The same situation for people visiting the US and they only ever go to some major US city like New York City or Los Angeles. Visit some place that's more than 100 miles from the ocean and isn't an urban downtown center.
All the Filipinos I meet here say if they could go to the US, the first place they would go is Las Vegas. I tell them, "that's the last place you should go in the US, it's just a tourist trap" but it took me a while to figure out that culturally, they want the tourist trap experience and would prefer Vegas, LA, or NYC to someplace like Bozeman MT, Estes Park CO, Beaufort SC, or <pick your most beautiful town in the US>.
I realise this is more to reinforce your self concept of contempt towards flyover country than out of any familiarity with either place but did you do five minutes research?
I’d happily spend a week in Denver. Looks pretty nice.
Yep, I've visited both Phoenix and Denver before to see friends. I would not recommend someone coming to the US visit them.
There's a nice cities that are forgotten by international tourists. New Orleans, Nashville, Chicago to name a few. But imo you can skip pretty much anything west of the Mississippi without missing out on much until you get to the coast. I'm not saying all those places suck, just that they're not tourism friendly.
Thing is, I've spent a lot of time in Colorado and there's a lot of beautiful places in the front range of the Rockies that are a short drive from Denver. So yeah, maybe not Denver the city but you're not far from Estes Park or Golden.
Oh for sure, but I don't think most people travel for nature (with a couple exceptions like the grand canyon, Mt Fuji, etc). There's amazing natural beauty all throughout north America.
The coast is what the US actually is. There's more people on the coasts than not. I truly don't understand where the idea that the coasts aren't the "real" US comes from. They're more real than some city nobody moves to in a state barely anyone lives in.
There's a big difference between going to NYC and LA vs visiting small towns close to coast.
And visiting a one-sided 50% is still missing a big portion. That's like saying that if you visit Germany/France/UK, you've seen all the europe. Nordics and East be damned because it's less than 50% of population so who cares. But then you end up with very skewed view of what europe is.
It's not 50%, it's well over 50%. there's no hard numbers on this, but I would guess it's 70-80%.It's more than most people who live in the US have seen of it.
The ones with a skewed view of the US are the ones that think small towns are representative of the country in any major way.
Sorry, but I hate this when people claim they „travelled europe“ but turns out they've seen the usual Paris/Rome/London/etc central areas. No, that means you visited those cities.
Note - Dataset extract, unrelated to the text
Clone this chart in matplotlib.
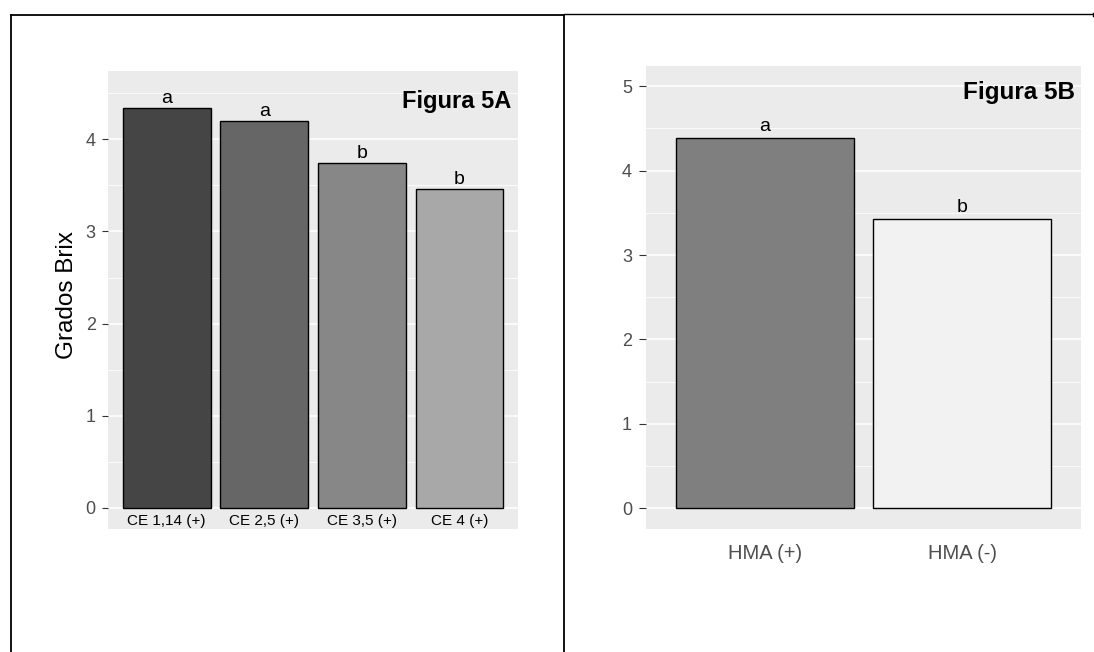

Getting to know a region requires visiting diverse places.
I've known practically all my life that I never want to visit NYC. I would like to visit a city like Pittsburgh though, or Charleston, or Milwaukee (and other US cities and towns smaller than these three too).
Never attracted me and the aesthetics of the city and its surrounding immediate environment put me off. (I would still like to visit other parts of New York state though.) There's a weirdness to the city, at least how I see it from afar and, to be fair, I'm sure in a somewhat distorted manner through media. Movies and TV shows set there put me off (even Seinfeld which I enjoy). Only The Pushcart War by Jean Merrill and The Chosen by Chaim Potok have shown me some charm in the place, and the music of New York native Suzanne Vega.
I appreciate that it's an important city, has many cultural attractions and many people love the place. But for me it's too big, too chaotic and, as I say above, too weird, and I would prefer to stay away from it entirely.